Task brief - What lines of the data include the string "draw"? Copy them all.

Information shown -
..........

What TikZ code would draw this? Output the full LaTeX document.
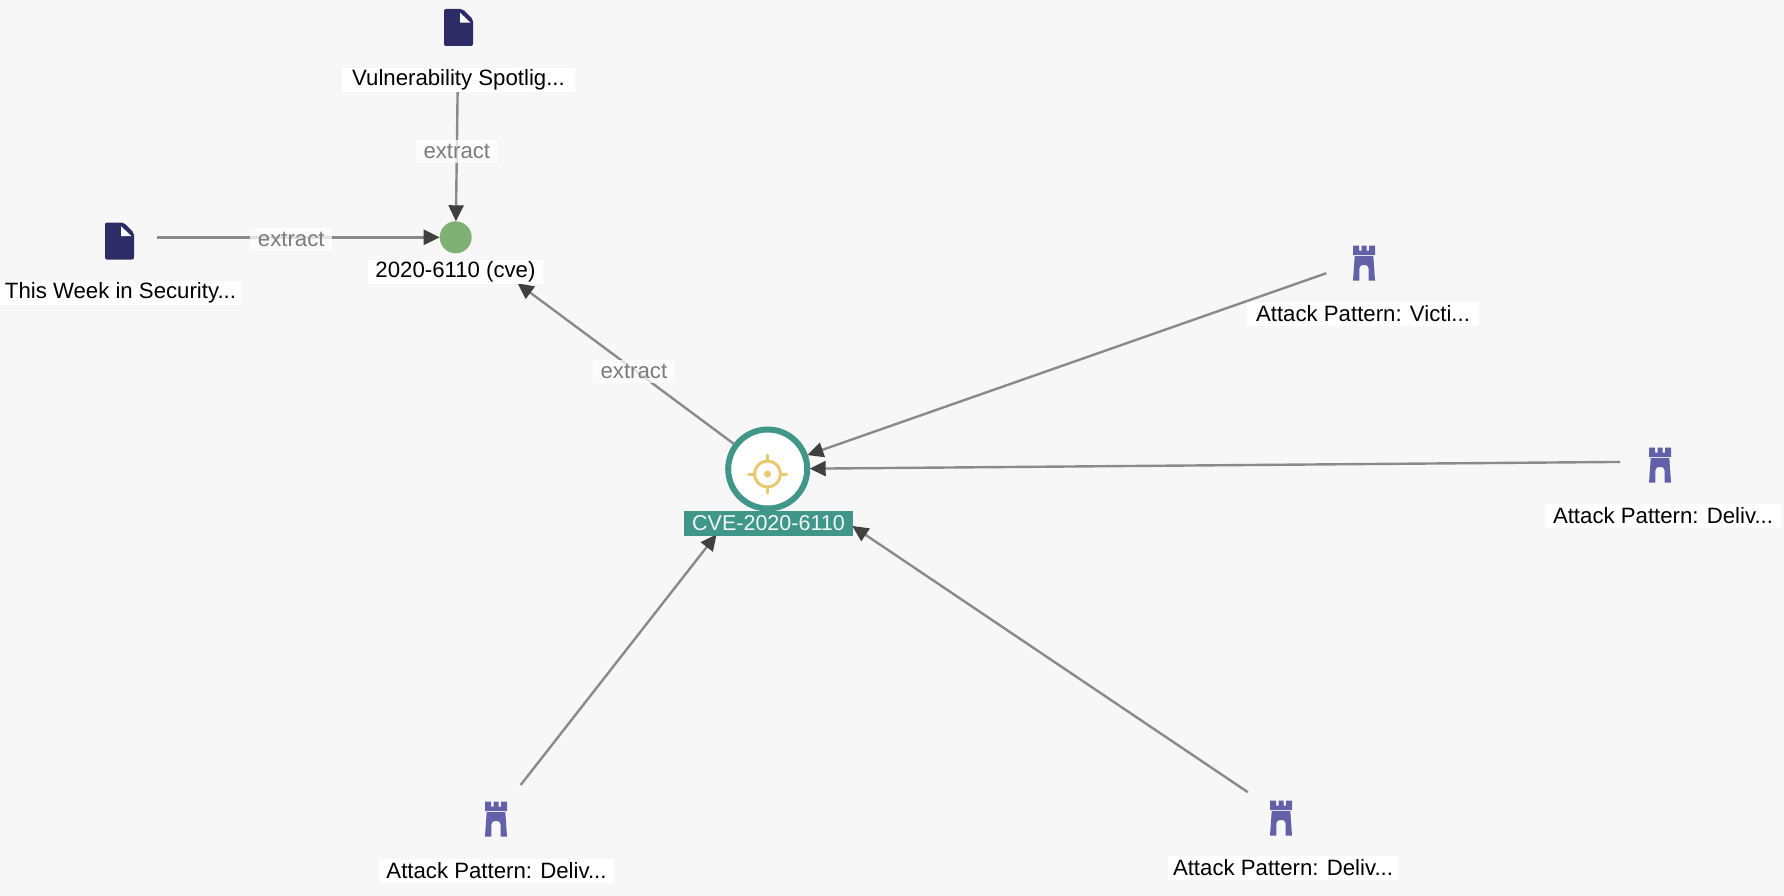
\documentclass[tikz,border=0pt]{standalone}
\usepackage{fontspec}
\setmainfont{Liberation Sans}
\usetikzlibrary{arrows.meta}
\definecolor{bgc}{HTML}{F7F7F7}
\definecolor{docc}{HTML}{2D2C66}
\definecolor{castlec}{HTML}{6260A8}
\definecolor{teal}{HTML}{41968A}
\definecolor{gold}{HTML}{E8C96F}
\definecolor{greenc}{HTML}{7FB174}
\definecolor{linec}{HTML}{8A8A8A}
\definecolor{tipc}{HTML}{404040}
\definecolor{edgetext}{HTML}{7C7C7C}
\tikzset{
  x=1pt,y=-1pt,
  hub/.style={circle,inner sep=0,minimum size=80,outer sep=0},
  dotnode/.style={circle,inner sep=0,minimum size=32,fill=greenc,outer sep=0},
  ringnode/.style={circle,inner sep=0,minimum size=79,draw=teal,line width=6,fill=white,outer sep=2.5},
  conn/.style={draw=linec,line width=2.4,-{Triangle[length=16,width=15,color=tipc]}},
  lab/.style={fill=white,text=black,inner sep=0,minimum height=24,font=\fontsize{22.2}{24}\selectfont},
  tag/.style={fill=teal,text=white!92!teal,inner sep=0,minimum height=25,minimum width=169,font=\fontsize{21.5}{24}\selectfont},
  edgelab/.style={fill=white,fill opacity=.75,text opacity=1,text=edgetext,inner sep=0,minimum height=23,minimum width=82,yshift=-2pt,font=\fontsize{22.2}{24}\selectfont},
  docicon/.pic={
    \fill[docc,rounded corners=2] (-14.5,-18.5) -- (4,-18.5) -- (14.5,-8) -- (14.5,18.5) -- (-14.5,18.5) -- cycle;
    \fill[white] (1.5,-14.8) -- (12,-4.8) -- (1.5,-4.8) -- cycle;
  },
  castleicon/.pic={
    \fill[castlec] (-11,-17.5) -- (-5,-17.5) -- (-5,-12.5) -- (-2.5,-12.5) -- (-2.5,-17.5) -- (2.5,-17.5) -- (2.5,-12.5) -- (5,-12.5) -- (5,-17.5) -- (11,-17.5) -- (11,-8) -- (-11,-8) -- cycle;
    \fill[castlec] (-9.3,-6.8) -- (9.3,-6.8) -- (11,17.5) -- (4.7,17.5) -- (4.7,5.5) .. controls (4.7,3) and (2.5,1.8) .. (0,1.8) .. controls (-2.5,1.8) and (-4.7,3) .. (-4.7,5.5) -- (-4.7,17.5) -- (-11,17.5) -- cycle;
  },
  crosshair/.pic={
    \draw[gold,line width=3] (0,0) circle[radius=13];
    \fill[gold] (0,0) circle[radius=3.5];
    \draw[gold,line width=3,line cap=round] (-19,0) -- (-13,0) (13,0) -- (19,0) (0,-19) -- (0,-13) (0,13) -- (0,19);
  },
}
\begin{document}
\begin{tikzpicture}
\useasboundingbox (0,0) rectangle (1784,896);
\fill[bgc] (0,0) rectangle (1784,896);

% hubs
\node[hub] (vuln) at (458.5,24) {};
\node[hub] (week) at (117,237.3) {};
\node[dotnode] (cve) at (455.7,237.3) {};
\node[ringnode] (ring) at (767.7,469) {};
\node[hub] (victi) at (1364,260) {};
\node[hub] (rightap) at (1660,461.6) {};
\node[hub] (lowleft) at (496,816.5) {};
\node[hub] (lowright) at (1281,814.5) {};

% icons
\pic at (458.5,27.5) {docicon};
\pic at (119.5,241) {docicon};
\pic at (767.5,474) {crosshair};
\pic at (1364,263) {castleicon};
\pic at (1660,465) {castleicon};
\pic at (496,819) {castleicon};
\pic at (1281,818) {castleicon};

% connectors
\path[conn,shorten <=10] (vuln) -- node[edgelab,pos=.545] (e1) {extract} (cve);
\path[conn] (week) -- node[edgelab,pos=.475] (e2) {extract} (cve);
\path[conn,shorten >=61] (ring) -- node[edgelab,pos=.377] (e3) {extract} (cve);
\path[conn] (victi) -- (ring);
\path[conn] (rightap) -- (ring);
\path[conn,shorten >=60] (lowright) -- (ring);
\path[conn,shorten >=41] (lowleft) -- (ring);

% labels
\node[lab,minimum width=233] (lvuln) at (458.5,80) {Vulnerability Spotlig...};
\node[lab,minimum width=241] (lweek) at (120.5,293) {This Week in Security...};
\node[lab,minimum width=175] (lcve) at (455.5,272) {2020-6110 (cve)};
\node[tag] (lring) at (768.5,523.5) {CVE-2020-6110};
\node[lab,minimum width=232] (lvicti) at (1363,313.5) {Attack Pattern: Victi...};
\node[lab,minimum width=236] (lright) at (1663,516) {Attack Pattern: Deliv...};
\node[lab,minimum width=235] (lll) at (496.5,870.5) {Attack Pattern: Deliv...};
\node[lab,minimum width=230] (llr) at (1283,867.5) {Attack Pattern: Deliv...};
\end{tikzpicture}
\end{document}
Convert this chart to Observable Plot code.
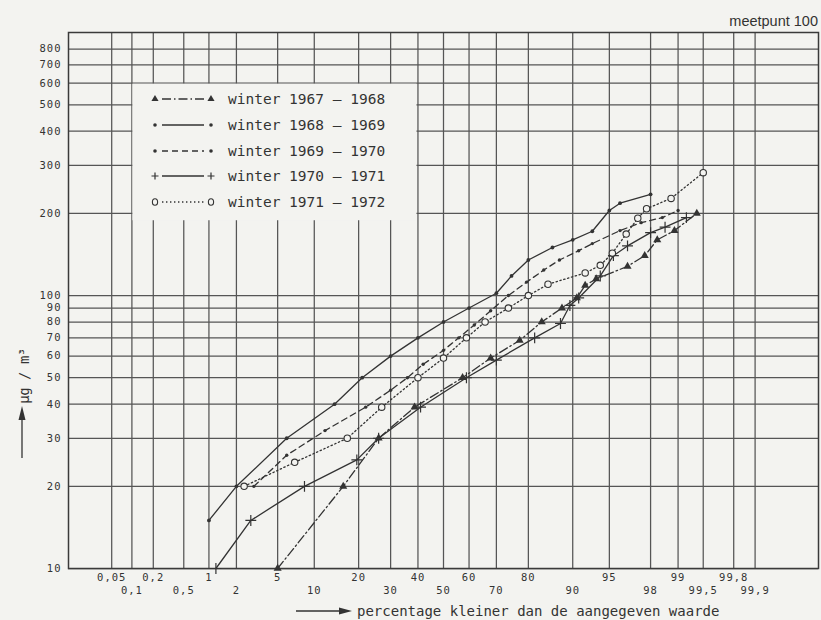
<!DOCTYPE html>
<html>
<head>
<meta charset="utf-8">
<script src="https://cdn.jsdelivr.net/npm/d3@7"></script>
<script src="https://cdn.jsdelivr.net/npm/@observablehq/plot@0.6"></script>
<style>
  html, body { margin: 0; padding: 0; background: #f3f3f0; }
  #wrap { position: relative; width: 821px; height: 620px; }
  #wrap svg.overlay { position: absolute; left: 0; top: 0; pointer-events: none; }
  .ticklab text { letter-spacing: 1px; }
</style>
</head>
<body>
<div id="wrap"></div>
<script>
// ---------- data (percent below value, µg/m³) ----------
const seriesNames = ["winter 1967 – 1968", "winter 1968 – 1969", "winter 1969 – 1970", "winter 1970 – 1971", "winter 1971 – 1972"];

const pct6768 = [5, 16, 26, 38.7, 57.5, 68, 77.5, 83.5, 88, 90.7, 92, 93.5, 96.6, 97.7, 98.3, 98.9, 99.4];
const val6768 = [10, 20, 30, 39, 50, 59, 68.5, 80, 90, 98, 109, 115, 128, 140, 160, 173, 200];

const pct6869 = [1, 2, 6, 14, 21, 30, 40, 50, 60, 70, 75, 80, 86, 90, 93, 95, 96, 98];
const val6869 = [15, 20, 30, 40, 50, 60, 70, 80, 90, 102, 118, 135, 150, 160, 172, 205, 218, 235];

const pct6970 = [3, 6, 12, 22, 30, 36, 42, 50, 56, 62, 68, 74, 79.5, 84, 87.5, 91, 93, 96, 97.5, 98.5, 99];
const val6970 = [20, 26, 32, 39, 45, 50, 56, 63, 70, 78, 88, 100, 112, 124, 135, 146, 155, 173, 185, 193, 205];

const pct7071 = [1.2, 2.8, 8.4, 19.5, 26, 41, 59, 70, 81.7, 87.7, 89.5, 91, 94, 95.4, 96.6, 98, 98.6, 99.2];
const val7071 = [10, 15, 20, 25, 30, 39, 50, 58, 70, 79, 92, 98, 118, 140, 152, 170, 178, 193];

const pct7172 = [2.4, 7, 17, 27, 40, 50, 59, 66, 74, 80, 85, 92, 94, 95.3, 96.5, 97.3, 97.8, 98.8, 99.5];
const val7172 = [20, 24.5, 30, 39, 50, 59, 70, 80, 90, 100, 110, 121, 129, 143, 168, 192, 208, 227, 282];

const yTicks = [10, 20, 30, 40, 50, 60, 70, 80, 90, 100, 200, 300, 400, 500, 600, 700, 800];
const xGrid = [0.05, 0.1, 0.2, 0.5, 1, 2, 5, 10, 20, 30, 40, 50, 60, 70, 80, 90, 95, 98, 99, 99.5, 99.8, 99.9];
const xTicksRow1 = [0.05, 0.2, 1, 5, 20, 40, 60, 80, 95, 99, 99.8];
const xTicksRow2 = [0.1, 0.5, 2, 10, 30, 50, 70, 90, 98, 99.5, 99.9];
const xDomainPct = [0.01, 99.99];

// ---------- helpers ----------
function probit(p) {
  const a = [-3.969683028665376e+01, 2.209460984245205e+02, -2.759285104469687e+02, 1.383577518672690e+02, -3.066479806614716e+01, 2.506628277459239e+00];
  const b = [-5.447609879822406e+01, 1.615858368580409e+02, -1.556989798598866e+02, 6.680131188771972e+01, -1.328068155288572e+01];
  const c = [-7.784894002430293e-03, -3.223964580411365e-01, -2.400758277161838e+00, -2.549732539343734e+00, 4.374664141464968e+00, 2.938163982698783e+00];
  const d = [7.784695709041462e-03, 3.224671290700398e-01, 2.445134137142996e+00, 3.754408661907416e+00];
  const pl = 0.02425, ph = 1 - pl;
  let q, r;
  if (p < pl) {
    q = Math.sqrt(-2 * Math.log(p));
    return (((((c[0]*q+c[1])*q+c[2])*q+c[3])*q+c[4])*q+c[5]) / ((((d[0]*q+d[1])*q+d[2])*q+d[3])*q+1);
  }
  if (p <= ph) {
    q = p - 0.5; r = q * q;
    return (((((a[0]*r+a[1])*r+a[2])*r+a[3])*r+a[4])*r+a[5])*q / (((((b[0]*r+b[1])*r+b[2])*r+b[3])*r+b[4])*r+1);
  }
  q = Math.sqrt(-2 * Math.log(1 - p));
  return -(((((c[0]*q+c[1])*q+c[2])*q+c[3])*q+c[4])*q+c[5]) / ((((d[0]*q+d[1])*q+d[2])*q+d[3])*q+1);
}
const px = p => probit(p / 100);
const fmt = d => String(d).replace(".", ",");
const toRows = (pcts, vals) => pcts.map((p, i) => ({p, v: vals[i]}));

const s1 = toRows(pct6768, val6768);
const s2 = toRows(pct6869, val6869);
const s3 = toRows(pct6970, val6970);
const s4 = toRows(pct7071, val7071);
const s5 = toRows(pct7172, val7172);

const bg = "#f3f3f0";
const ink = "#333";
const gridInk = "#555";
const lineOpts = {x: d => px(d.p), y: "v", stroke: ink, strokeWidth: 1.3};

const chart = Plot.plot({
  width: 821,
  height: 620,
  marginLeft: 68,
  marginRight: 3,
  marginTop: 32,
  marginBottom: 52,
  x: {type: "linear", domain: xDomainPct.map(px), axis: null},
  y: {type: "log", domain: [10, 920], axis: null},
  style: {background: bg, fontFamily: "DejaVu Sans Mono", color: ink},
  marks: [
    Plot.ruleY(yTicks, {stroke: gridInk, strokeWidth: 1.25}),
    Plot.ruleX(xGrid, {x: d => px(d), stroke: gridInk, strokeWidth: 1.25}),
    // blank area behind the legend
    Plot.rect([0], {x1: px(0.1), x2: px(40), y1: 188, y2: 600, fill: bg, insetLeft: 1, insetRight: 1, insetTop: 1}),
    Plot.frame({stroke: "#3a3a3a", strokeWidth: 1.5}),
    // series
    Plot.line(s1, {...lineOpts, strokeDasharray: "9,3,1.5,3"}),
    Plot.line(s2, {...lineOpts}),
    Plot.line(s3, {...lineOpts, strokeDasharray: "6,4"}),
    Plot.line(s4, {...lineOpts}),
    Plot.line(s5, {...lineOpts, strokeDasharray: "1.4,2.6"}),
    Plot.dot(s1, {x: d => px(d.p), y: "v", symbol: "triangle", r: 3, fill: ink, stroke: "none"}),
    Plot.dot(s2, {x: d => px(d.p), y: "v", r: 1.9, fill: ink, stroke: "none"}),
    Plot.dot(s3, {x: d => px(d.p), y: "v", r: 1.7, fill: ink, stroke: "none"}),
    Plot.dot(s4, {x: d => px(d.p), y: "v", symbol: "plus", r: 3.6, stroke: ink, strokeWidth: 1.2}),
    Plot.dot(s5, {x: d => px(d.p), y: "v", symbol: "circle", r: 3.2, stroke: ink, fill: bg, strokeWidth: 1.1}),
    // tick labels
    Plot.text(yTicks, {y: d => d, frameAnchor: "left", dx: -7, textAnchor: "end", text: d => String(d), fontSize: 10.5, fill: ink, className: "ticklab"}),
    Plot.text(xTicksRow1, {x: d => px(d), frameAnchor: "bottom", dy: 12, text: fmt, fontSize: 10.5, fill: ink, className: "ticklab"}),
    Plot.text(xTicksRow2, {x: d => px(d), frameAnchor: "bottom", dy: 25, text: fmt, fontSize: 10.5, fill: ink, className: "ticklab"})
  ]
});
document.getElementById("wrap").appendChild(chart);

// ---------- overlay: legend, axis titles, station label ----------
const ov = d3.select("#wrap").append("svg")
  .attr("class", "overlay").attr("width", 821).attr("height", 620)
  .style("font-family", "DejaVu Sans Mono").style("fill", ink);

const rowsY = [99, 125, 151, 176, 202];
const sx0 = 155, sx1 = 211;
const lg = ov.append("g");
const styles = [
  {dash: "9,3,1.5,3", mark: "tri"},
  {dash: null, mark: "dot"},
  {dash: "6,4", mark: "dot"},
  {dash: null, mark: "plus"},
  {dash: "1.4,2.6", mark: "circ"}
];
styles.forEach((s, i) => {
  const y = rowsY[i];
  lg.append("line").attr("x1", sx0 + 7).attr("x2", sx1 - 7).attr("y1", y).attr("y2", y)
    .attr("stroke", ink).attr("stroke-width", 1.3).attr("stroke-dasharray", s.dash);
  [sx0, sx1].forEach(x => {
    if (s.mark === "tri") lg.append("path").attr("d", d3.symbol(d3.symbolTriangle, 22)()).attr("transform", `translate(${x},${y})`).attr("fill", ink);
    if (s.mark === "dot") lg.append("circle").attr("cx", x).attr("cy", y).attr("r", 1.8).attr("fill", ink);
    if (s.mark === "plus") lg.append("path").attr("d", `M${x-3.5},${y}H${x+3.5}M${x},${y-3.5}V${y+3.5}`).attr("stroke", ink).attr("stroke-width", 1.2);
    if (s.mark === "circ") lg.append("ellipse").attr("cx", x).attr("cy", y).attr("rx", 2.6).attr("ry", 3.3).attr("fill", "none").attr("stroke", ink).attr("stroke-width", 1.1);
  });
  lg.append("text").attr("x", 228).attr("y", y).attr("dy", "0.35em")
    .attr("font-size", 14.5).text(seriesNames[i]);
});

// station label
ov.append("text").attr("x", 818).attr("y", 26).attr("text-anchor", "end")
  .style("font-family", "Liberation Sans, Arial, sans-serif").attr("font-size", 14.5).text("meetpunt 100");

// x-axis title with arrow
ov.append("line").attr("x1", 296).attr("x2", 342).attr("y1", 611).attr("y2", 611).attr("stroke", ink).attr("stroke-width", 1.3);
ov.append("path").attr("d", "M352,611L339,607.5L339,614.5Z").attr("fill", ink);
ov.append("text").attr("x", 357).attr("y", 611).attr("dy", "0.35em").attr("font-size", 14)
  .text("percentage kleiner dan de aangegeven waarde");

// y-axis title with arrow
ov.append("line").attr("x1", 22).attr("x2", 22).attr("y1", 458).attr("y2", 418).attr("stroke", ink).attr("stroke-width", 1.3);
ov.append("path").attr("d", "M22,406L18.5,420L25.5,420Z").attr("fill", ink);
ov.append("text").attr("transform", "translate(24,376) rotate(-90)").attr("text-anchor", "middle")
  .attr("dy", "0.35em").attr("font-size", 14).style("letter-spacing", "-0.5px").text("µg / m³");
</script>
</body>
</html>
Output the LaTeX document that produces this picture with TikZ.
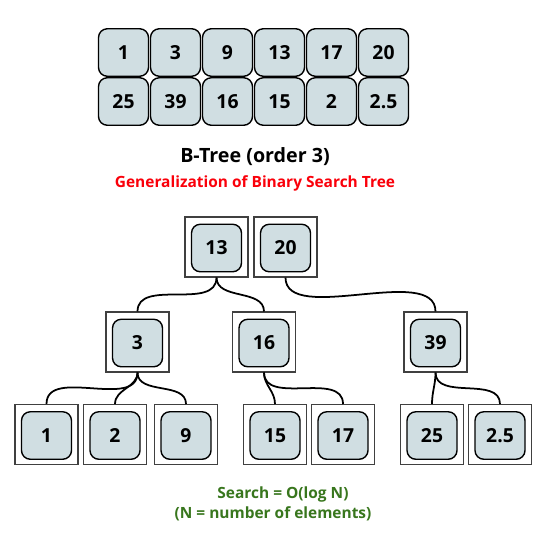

..........

Correct response -
What TikZ code would draw this? Output the full LaTeX document.
  ringnode/.style={circle,inner sep=0,minimum size=79,draw=teal,line width=6,fill=white,outer sep=2.5},
  conn/.style={draw=linec,line width=2.4,-{Triangle[length=16,width=15,color=tipc]}},
    \draw[gold,line width=3] (0,0) circle[radius=13];
    \draw[gold,line width=3,line cap=round] (-19,0) -- (-13,0) (13,0) -- (19,0) (0,-19) -- (0,-13) (0,13) -- (0,19);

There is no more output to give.